Lowcountry Headlines

 

Now's the time to prepare for hurricane season

From our News Partners at WCBD-TV:

It's that time of year again when we start to focus our attention on the Atlantic Ocean...and not just because of beach days. Hurricane season is right around the corner and even though the season is still a week and a half away, its never to early to get prepared. As residents of the east coast, we must be ready every year as though a big one will hit.

Colorado State University issues a forecast every year for the Atlantic hurricane season. This year the numbers are below average.
CSU is forecasting nine named storms. Of those storms, three are expected to be hurricanes which is half of the average expected in a year. Of those three storms, only one is predicted to be a category three storm or stronger.

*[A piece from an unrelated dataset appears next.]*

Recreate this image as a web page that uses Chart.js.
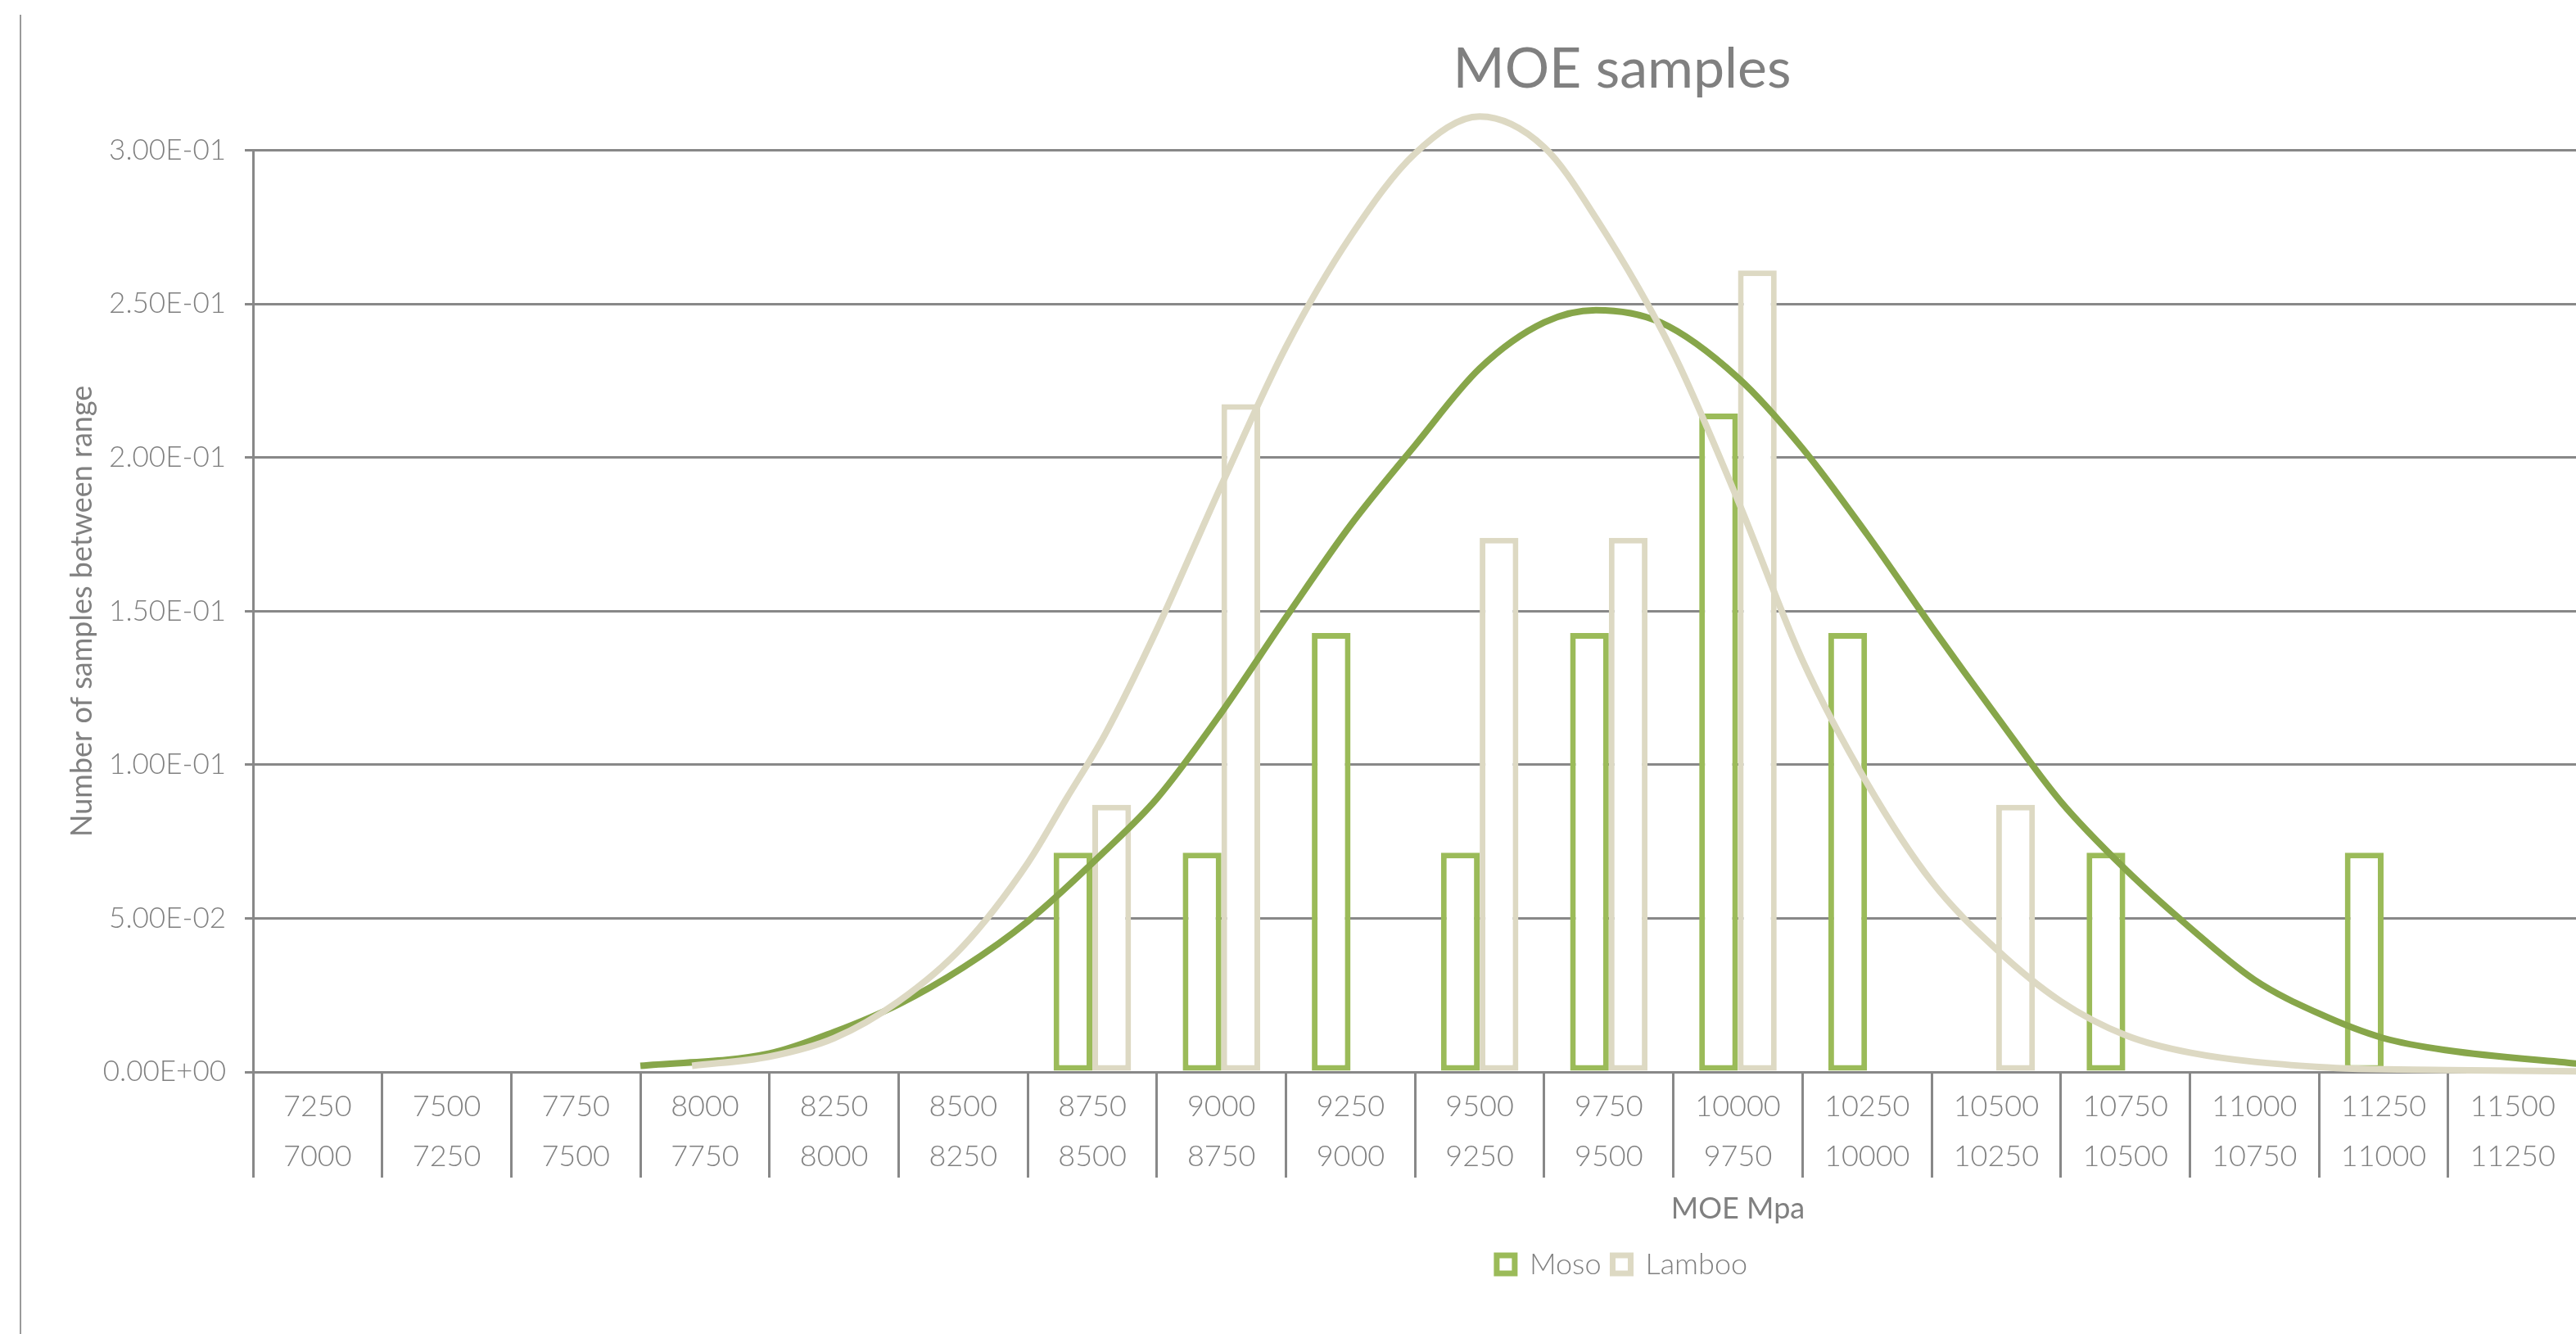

During an average year there are 12 named storms. Six of those will become hurricanes of which two will be major hurricanes.
So as you can see, this year's numbers are well below average.

The StormTeam 2 in house model also puts out a yearly forecast which looks very similar. Nine to 11 named storms are expected of which four to six would become hurricanes. The forecast for a major, category three hurricane or stronger ranges from none to just two.

But just because the numbers are below normal does *not* mean the impact will be low.

Ask anyone who lived in Florida during the 1992 hurricane season. That year, there were only seven named storms of which four became hurricanes. Of those four, only one made landfall but it was one of the most powerful storms to ever hit the United States.

Hurricane Andrew hit the coast of Florida as a category five storm, making it the most recent of three category five storms that have hit the States. In a otherwise relatively quiet hurricane season, we ended up seeing one of the most destructive storms in history.

So the bottom line is all it takes is one storm to change life in the Lowcountry. That's the reason we harp so much on being prepared for hurricanes.